The study addresses the lack of 3D access in microscale mechanical characterization by integrating a bubble-based acoustofluidic rotator with cellular force microscopy. This enables controlled reorientation and localized indentation of individual specimens, reducing reliance on ensemble averaging and improving spatial coverage. In lily pollen, full 3D characterization of each grain revealed robust intra-sample contrasts between intine and exine apparent stiffness and showed that computing per-grain ratios (k_i/k_e) reduces biological variance. Environmental modulation with Ca2+ increased intine stiffness relative to exine, consistent with selective pectin crosslinking.

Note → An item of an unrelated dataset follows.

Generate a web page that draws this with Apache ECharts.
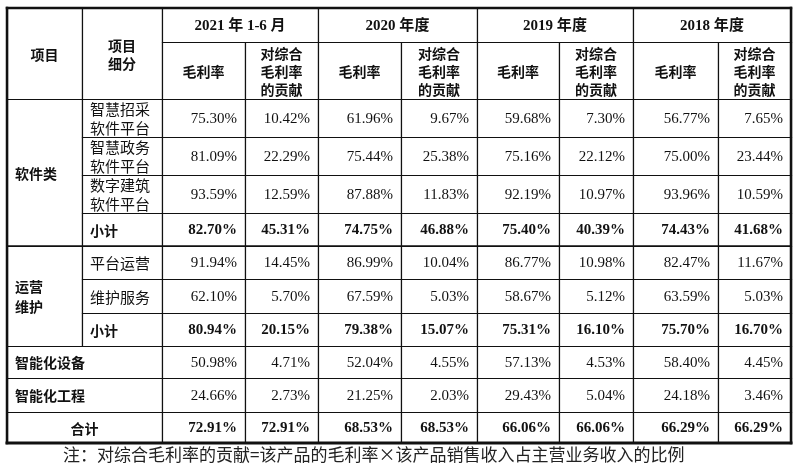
<!DOCTYPE html>
<html>
<head>
<meta charset="utf-8">
<script src="https://cdn.jsdelivr.net/npm/echarts@6/dist/echarts.min.js"></script>
<style>
  html, body { margin: 0; padding: 0; background: #fff; }
  #main { width: 800px; height: 472px; }
</style>
</head>
<body>
<div id="main"></div>
<script>
// 表头
const periods = ['2021 年 1-6 月', '2020 年度', '2019 年度', '2018 年度']
const metrics = ['毛利率', '对综合\n毛利率\n的贡献']
const groupLabels = ['软件类', '运营\n维护']
const itemLabels = ['智慧招采\n软件平台', '智慧政务\n软件平台', '数字建筑\n软件平台', '小计',
  '平台运营', '维护服务', '小计', '智能化设备', '智能化工程', '合计']
const footnote = '注：对综合毛利率的贡献=该产品的毛利率×该产品销售收入占主营业务收入的比例'

// 数据 (%)
const margin2021 = [75.30, 81.09, 93.59, 82.70, 91.94, 62.10, 80.94, 50.98, 24.66, 72.91]
const contrib2021 = [10.42, 22.29, 12.59, 45.31, 14.45, 5.70, 20.15, 4.71, 2.73, 72.91]
const margin2020 = [61.96, 75.44, 87.88, 74.75, 86.99, 67.59, 79.38, 52.04, 21.25, 68.53]
const contrib2020 = [9.67, 25.38, 11.83, 46.88, 10.04, 5.03, 15.07, 4.55, 2.03, 68.53]
const margin2019 = [59.68, 75.16, 92.19, 75.40, 86.77, 58.67, 75.31, 57.13, 29.43, 66.06]
const contrib2019 = [7.30, 22.12, 10.97, 40.39, 10.98, 5.12, 16.10, 4.53, 5.04, 66.06]
const margin2018 = [56.77, 75.00, 93.96, 74.43, 82.47, 63.59, 75.70, 58.40, 24.18, 66.29]
const contrib2018 = [7.65, 23.44, 10.59, 41.68, 11.67, 5.03, 16.70, 4.45, 3.46, 66.29]
const columns = [margin2021, contrib2021, margin2020, contrib2020, margin2019, contrib2019, margin2018, contrib2018]

// 版式 (表格坐标)
const colEdges = [7, 82, 162, 245, 318, 401, 477, 559, 633, 718, 791]
const rowEdges = [8, 42, 99, 137, 175, 213, 246, 279, 313, 346, 378, 412, 443]
const boldRows = [3, 6, 9]

const serif = "'Liberation Serif', 'Noto Sans CJK SC'"
const hei = "'Noto Sans CJK SC'"

const cells = []
function addCell (c0, c1, r0, r1, text, opt) {
  cells.push(Object.assign({ c0, c1, r0, r1, text, align: 'center', bold: false, font: hei, size: 14, lh: 18 }, opt))
}

// 表头
addCell(0, 1, 0, 2, '项目', { bold: true })
addCell(1, 2, 0, 2, '项目\n细分', { bold: true })
periods.forEach((p, i) => {
  addCell(2 + 2 * i, 4 + 2 * i, 0, 1, p, { bold: true, font: serif, size: 15 })
  metrics.forEach((m, j) => {
    addCell(2 + 2 * i + j, 3 + 2 * i + j, 1, 2, m, { bold: true })
  })
})
// 分组
addCell(0, 1, 2, 6, groupLabels[0], { align: 'left', bold: true })
addCell(0, 1, 6, 9, groupLabels[1], { align: 'left', bold: true, lh: 20 })
// 项目
itemLabels.forEach((t, i) => {
  const r = 2 + i
  if (i < 7) {
    const isSub = t === '小计'
    addCell(1, 2, r, r + 1, t, { align: 'left', bold: isSub, size: isSub ? 14 : 15, lh: 19 })
  } else if (i < 9) {
    addCell(0, 2, r, r + 1, t, { align: 'left', bold: true })
  } else {
    addCell(0, 2, r, r + 1, t, { bold: true })
  }
})
// 数值
columns.forEach((col, k) => {
  col.forEach((v, i) => {
    addCell(2 + k, 3 + k, 2 + i, 3 + i, v.toFixed(2) + '%', {
      align: 'right', bold: boldRows.includes(i), font: serif, size: 15
    })
  })
})

// 粗线: [x0, y0, x1, y1, 线宽]
const frameLines = [
  [colEdges[0], rowEdges[0], colEdges[10], rowEdges[0], 2.5],
  [colEdges[0], rowEdges[12], colEdges[10], rowEdges[12], 3],
  [colEdges[0], rowEdges[0], colEdges[0], rowEdges[12], 2.5],
  [colEdges[10], rowEdges[0], colEdges[10], rowEdges[12], 2.5],
  [colEdges[0], rowEdges[6], colEdges[10], rowEdges[6], 1.6]
]

const myChart = echarts.init(document.getElementById('main'))
const option = {
  animation: false,
  title: {
    text: footnote,
    left: 63,
    top: 446,
    padding: 0,
    textStyle: { fontFamily: hei, fontSize: 17, fontWeight: 'normal', color: '#222' }
  },
  grid: { left: 0, right: 0, top: 0, bottom: 0 },
  xAxis: { type: 'value', min: 0, max: 800, show: false },
  yAxis: { type: 'value', min: 0, max: 472, inverse: true, show: false },
  series: [
    {
      type: 'custom',
      coordinateSystem: 'cartesian2d',
      silent: true,
      data: cells.map(c => [colEdges[c.c0], rowEdges[c.r0], colEdges[c.c1], rowEdges[c.r1]]),
      renderItem (params, api) {
        const c = cells[params.dataIndex]
        const p0 = api.coord([api.value(0), api.value(1)])
        const p1 = api.coord([api.value(2), api.value(3)])
        let tx = (p0[0] + p1[0]) / 2
        if (c.align === 'left') tx = p0[0] + 8
        if (c.align === 'right') tx = p1[0] - 8
        return {
          type: 'group',
          children: [
            {
              type: 'rect',
              shape: { x: Math.round(p0[0]) + 0.5, y: Math.round(p0[1]) + 0.5, width: p1[0] - p0[0], height: p1[1] - p0[1] },
              style: { fill: '#fff', stroke: '#111', lineWidth: 1.2 }
            },
            {
              type: 'text',
              x: tx,
              y: (p0[1] + p1[1]) / 2 + 1,
              style: {
                text: c.text,
                fill: '#111',
                font: (c.bold ? 'bold ' : '') + c.size + 'px ' + c.font,
                lineHeight: c.lh,
                align: c.align,
                verticalAlign: 'middle'
              }
            }
          ]
        }
      }
    },
    {
      type: 'custom',
      coordinateSystem: 'cartesian2d',
      silent: true,
      data: frameLines,
      renderItem (params, api) {
        const a = api.coord([api.value(0), api.value(1)])
        const b = api.coord([api.value(2), api.value(3)])
        return {
          type: 'line',
          shape: { x1: a[0], y1: a[1], x2: b[0], y2: b[1] },
          style: { stroke: '#111', lineWidth: api.value(4), lineCap: 'square' }
        }
      }
    }
  ]
}
myChart.setOption(option)
</script>
</body>
</html>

Dehydration dramatically increased apparent stiffness, highlighting hydration-dependent wall mechanics. Simulations linked measured apparent stiffness to plausible combinations of turgor pressure and wall moduli, indicating that a modulus ratio around 10 between exine and intine aligns with observations, but also emphasized that apparent stiffness is a complex function of geometry, pressure, and load sharing within layered walls. In C. elegans, 3D maps revealed significant circumferential heterogeneity likely influenced by underlying muscle tissues and internal organs. These results demonstrate that manipulating and probing multiple regions of the same specimen is essential to avoid misinterpretations from single-orientation measurements and to build more accurate biomechanical models of cells and organisms.

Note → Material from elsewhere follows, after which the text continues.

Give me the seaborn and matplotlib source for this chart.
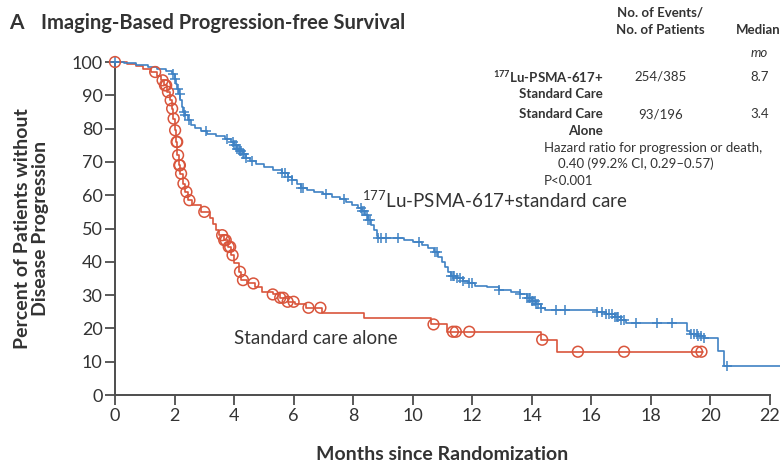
import numpy as np
import pandas as pd
import matplotlib
matplotlib.use("Agg")
import matplotlib.pyplot as plt
import seaborn as sns

# Kaplan-Meier step curves: time (months) and percent without progression after each step
lu_time = [0, 0.3, 0.7, 1.1, 1.4, 1.7, 1.9, 2.0, 2.05, 2.1, 2.15, 2.2, 2.25, 2.3, 2.35,
           2.45, 2.55, 2.7, 2.9, 3.1, 3.4, 3.7, 3.9, 4.0, 4.1, 4.2, 4.3, 4.4, 4.55, 4.75,
           5.0, 5.3, 5.6, 5.8, 5.95, 6.1, 6.25, 6.45, 6.7, 7.0, 7.3, 7.55, 7.75, 7.95,
           8.15, 8.3, 8.4, 8.5, 8.6, 8.7, 8.8, 8.85, 9.7, 10.0, 10.3, 10.5, 10.7, 10.85,
           11.0, 11.1, 11.2, 11.3, 11.5, 11.7, 11.9, 12.1, 12.5, 12.9, 13.3, 13.6, 13.85,
           14.0, 14.15, 14.3, 14.45, 16.2, 16.5, 16.8, 17.0, 17.15, 19.2, 19.3, 19.6,
           19.8, 20.25, 20.45, 22.4]
lu_surv = [100, 99.7, 99.2, 98.6, 98.0, 97.2, 96.5, 95.0, 93.5, 92.0, 90.5, 88.5, 86.5, 85.0, 84.0,
           82.5, 81.0, 80.2, 79.3, 78.5, 77.7, 77.0, 76.0, 75.0, 74.0, 73.2, 72.3, 71.3, 70.3, 69.5,
           68.6, 67.7, 66.6, 65.5, 64.5, 63.5, 62.3, 61.6, 60.9, 60.3, 59.5, 58.8, 58.0, 57.2,
           56.3, 55.2, 54.0, 52.5, 51.2, 49.5, 47.8, 47.2, 46.5, 45.8, 45.0, 44.0, 43.0, 41.5,
           40.0, 38.5, 37.0, 35.8, 35.0, 34.2, 33.5, 32.8, 32.3, 31.5, 30.8, 30.2, 29.2,
           28.2, 27.2, 26.2, 25.6, 25.0, 24.3, 23.4, 22.5, 21.7, 19.3, 18.4, 17.8,
           17.2, 13.3, 8.7, 8.7]
lu_censor = [0, 1.95, 2.0, 2.12, 2.17, 2.32, 2.36, 2.5, 3.05, 3.75, 3.95, 4.0, 4.05, 4.1, 4.15,
             4.2, 4.25, 4.3, 4.35, 4.4, 4.6, 5.6, 5.7, 5.8, 5.95, 6.25, 6.3, 7.1, 7.7, 8.25,
             8.3, 8.35, 8.45, 8.5, 8.55, 8.85, 8.95, 9.1, 9.5, 10.2, 10.75, 10.8, 11.3, 11.35,
             11.4, 11.5, 11.6, 11.7, 11.9, 12.0, 12.9, 13.6, 13.85, 13.9, 13.95, 14.0, 14.05,
             14.1, 14.15, 14.2, 14.3, 14.8, 15.1, 16.2, 16.35, 16.5, 16.6, 16.7, 16.8, 16.85,
             16.9, 17.0, 17.1, 17.5, 18.2, 18.7, 19.35, 19.45, 19.55, 19.6, 19.7, 19.8, 20.55]

soc_time = [0, 0.4, 0.7, 0.95, 1.2, 1.4, 1.55, 1.65, 1.75, 1.85, 1.9, 1.95, 2.0, 2.05, 2.1,
            2.15, 2.2, 2.28, 2.35, 2.45, 2.6, 2.9, 3.2, 3.3, 3.4, 3.5, 3.65, 3.8, 3.9, 4.0,
            4.15, 4.25, 4.45, 4.7, 4.95, 5.3, 5.55, 5.8, 6.05, 6.4, 6.95, 8.35, 10.6, 11.15,
            14.3, 14.85, 19.75]
soc_surv = [100, 99.4, 98.8, 98.0, 97.0, 95.8, 94.5, 93.0, 91.0, 88.5, 86.0, 83.0, 79.5, 76.0, 72.0,
            69.0, 66.5, 63.5, 61.0, 58.5, 57.0, 55.0, 53.3, 51.5, 49.5, 48.0, 46.5, 44.5, 42.0, 39.5,
            37.0, 34.5, 33.5, 32.5, 31.0, 30.2, 29.2, 28.0, 27.2, 26.2, 24.5, 23.0, 21.2, 19.0,
            16.6, 13.0, 13.0]
soc_censor = [0, 1.35, 1.6, 1.68, 1.72, 1.78, 1.87, 1.92, 1.97, 2.02, 2.07, 2.09, 2.12, 2.16,
              2.18, 2.22, 2.3, 2.4, 2.5, 3.0, 3.6, 3.67, 3.72, 3.82, 3.87, 3.95, 4.2, 4.3, 4.65,
              5.3, 5.55, 5.65, 5.8, 6.0, 6.5, 6.9, 10.7, 11.35, 11.45, 11.9, 14.35, 15.55,
              17.1, 19.55, 19.7]

x_ticks = list(range(0, 23, 2))
y_ticks = list(range(0, 101, 10))

BLUE = "#3f82c4"
RED = "#d9553c"
AXIS = "#4d4d4d"
TEXT = "#333333"


def step_value(times, surv, at):
    idx = np.searchsorted(np.asarray(times), np.asarray(at), side="right") - 1
    return np.asarray(surv)[idx]


curves = pd.concat([
    pd.DataFrame({"month": lu_time, "pct": lu_surv, "arm": "lu"}),
    pd.DataFrame({"month": soc_time, "pct": soc_surv, "arm": "soc"}),
])
lu_marks = pd.DataFrame({"month": lu_censor, "pct": step_value(lu_time, lu_surv, lu_censor)})
soc_marks = pd.DataFrame({"month": soc_censor, "pct": step_value(soc_time, soc_surv, soc_censor)})

sns.set_theme(style="white")
plt.rcParams["font.family"] = ["Lato", "DejaVu Sans"]
plt.rcParams["mathtext.fontset"] = "custom"
plt.rcParams["mathtext.rm"] = "Lato"

fig = plt.figure(figsize=(7.8, 4.62), dpi=100)
ax = fig.add_axes([0.1474, 0.145, 0.8397, 0.7208])

sns.lineplot(data=curves[curves.arm == "soc"], x="month", y="pct", color=RED,
             drawstyle="steps-post", estimator=None, sort=False, lw=1.2, ax=ax, clip_on=False)
sns.lineplot(data=curves[curves.arm == "lu"], x="month", y="pct", color=BLUE,
             drawstyle="steps-post", estimator=None, sort=False, lw=1.2, ax=ax, clip_on=False)
sns.scatterplot(data=lu_marks, x="month", y="pct", marker="+", s=55, color=BLUE,
                linewidth=1.1, ax=ax, clip_on=False, zorder=4)
sns.scatterplot(data=soc_marks, x="month", y="pct", marker="o", s=60, facecolor="none",
                edgecolor=RED, linewidth=1.1, ax=ax, clip_on=False, zorder=5)

ax.set_xlim(0, 22)
ax.set_ylim(0, 100)
ax.set_xticks(x_ticks)
ax.set_yticks(y_ticks)
ax.set_xticklabels([str(v) for v in x_ticks], fontsize=13, color=TEXT)
ax.set_yticklabels([str(v) for v in y_ticks], fontsize=13, color=TEXT)
for side in ("top", "right"):
    ax.spines[side].set_visible(False)
for side in ("left", "bottom"):
    ax.spines[side].set_color(AXIS)
    ax.spines[side].set_linewidth(1.4)
ax.spines["left"].set_bounds(0, 100)
ax.spines["bottom"].set_bounds(0, 22)
ax.tick_params(axis="both", direction="out", length=7, width=1.3, color=AXIS, pad=2,
               left=True, bottom=True)

ax.set_xlabel("Months since Randomization", fontsize=14, fontweight="bold", color=TEXT, labelpad=16)
ax.set_ylabel("Percent of Patients without\nDisease Progression", fontsize=14,
              fontweight="bold", color=TEXT, labelpad=16, linespacing=1.1)

ax.text(8.3, 56.3, r"$^{\mathregular{177}}$Lu-PSMA-617+standard care", fontsize=13.5,
        color=TEXT, va="baseline")
ax.text(4.0, 17.0, "Standard care alone", fontsize=13.5, color=TEXT, va="center")

# Panel title
fig.text(0.012, 0.950, "A", fontsize=15, fontweight="bold", color=TEXT, va="center")
fig.text(0.053, 0.950, "Imaging-Based Progression-free Survival", fontsize=14.5,
         fontweight="bold", color=TEXT, va="center")

# Summary table
hdr = dict(fontsize=9.5, fontweight="bold", color=TEXT, va="center")
reg = dict(fontsize=9.5, color=TEXT, va="center")
fig.text(0.846, 0.974, "No. of Events/", ha="center", **hdr)
fig.text(0.846, 0.935, "No. of Patients", ha="center", **hdr)
fig.text(0.944, 0.935, "Median", ha="left", **hdr)
fig.text(0.962, 0.885, "mo", ha="left", fontsize=9.5, style="italic", color=TEXT, va="center")
fig.text(0.773, 0.834, r"$^{\mathregular{177}}$Lu-PSMA-617+", ha="right", **hdr)
fig.text(0.773, 0.797, "Standard Care", ha="right", **hdr)
fig.text(0.773, 0.753, "Standard Care", ha="right", **hdr)
fig.text(0.773, 0.716, "Alone", ha="right", **hdr)
fig.text(0.847, 0.834, "254/385", ha="center", **reg)
fig.text(0.847, 0.753, "93/196", ha="center", **reg)
fig.text(0.986, 0.834, "8.7", ha="right", **reg)
fig.text(0.986, 0.753, "3.4", ha="right", **reg)
fig.text(0.697, 0.679, "Hazard ratio for progression or death,", ha="left", **reg)
fig.text(0.715, 0.646, "0.40 (99.2% CI, 0.29\u20130.57)", ha="left", **reg)
fig.text(0.697, 0.608, "P<0.001", ha="left", **reg)

fig.savefig("out.png", dpi=100)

This work introduces a versatile platform that combines acoustically driven microbubble manipulation with force microscopy to achieve 3D mechanical characterization of individual cells and small organisms. It quantifies regional differences in lily pollen walls, demonstrates environmental (Ca2+) modulation of intine stiffness, shows strong hydration-dependent softening, and reveals significant circumferential heterogeneity in C. elegans likely linked to underlying musculature. FEM simulations provide mechanistic insight, relating apparent stiffness to turgor pressure and wall moduli and suggesting a substantial modulus contrast between exine and intine. Future work should improve microbubble temporal stability and control, incorporate enhanced imaging (e.g., side-view) for concurrent geometry capture, extend to complex 3D cellular aggregates (e.g., tumor spheroids), map developmental and aging-related changes in organisms throughout their life cycle, and rigorously quantify the effects of pharmacological immobilization and layered tissue contributions on apparent stiffness.

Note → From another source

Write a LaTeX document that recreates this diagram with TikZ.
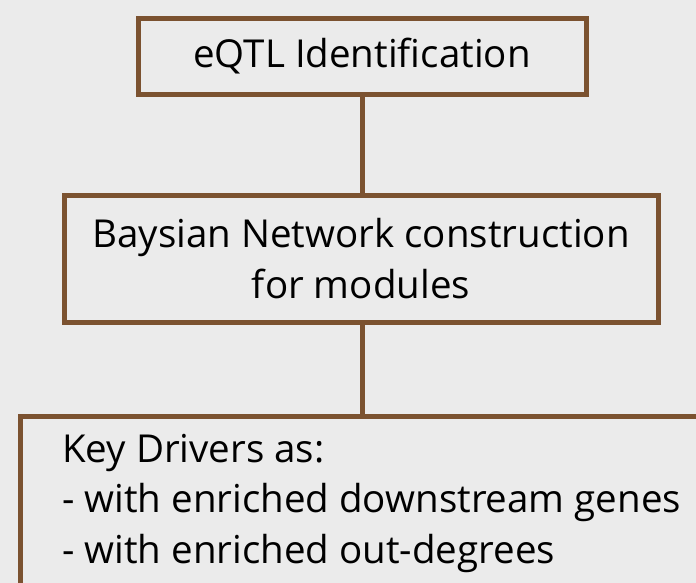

- Microbubble temporal stability (shrinkage over time) leads to varying rotational velocities; device requires periodic cleaning/refilling to refresh bubbles. Longer microcavities may improve stability. - Control of microstreaming strength is critical to avoid damaging the MEMS sensor or perturbing specimen orientation; safe probe–sample distances must be maintained (>20 µm during excitation). - Apparent stiffness conflates contributions from geometry, turgor pressure, and layered materials; it is not a direct measure of material modulus. FEM models required simplifications (e.g., homogeneous exine) and may not capture all nonlinearities or partial wall engagement. - Experimental indentation curves exhibit exponential characteristics not fully reproduced by current models (sublinear), indicating incomplete understanding of mechanically active wall fractions. - Distributions of measured stiffness values can be non-normal; biological variability remains significant even with per-sample ratio analysis. - C. elegans measurements were performed on a single specimen and under levamisole-induced paralysis, which alters muscle tone and may affect local stiffness; contributions from cuticle heterogeneity and internal organs are difficult to deconvolve without further studies.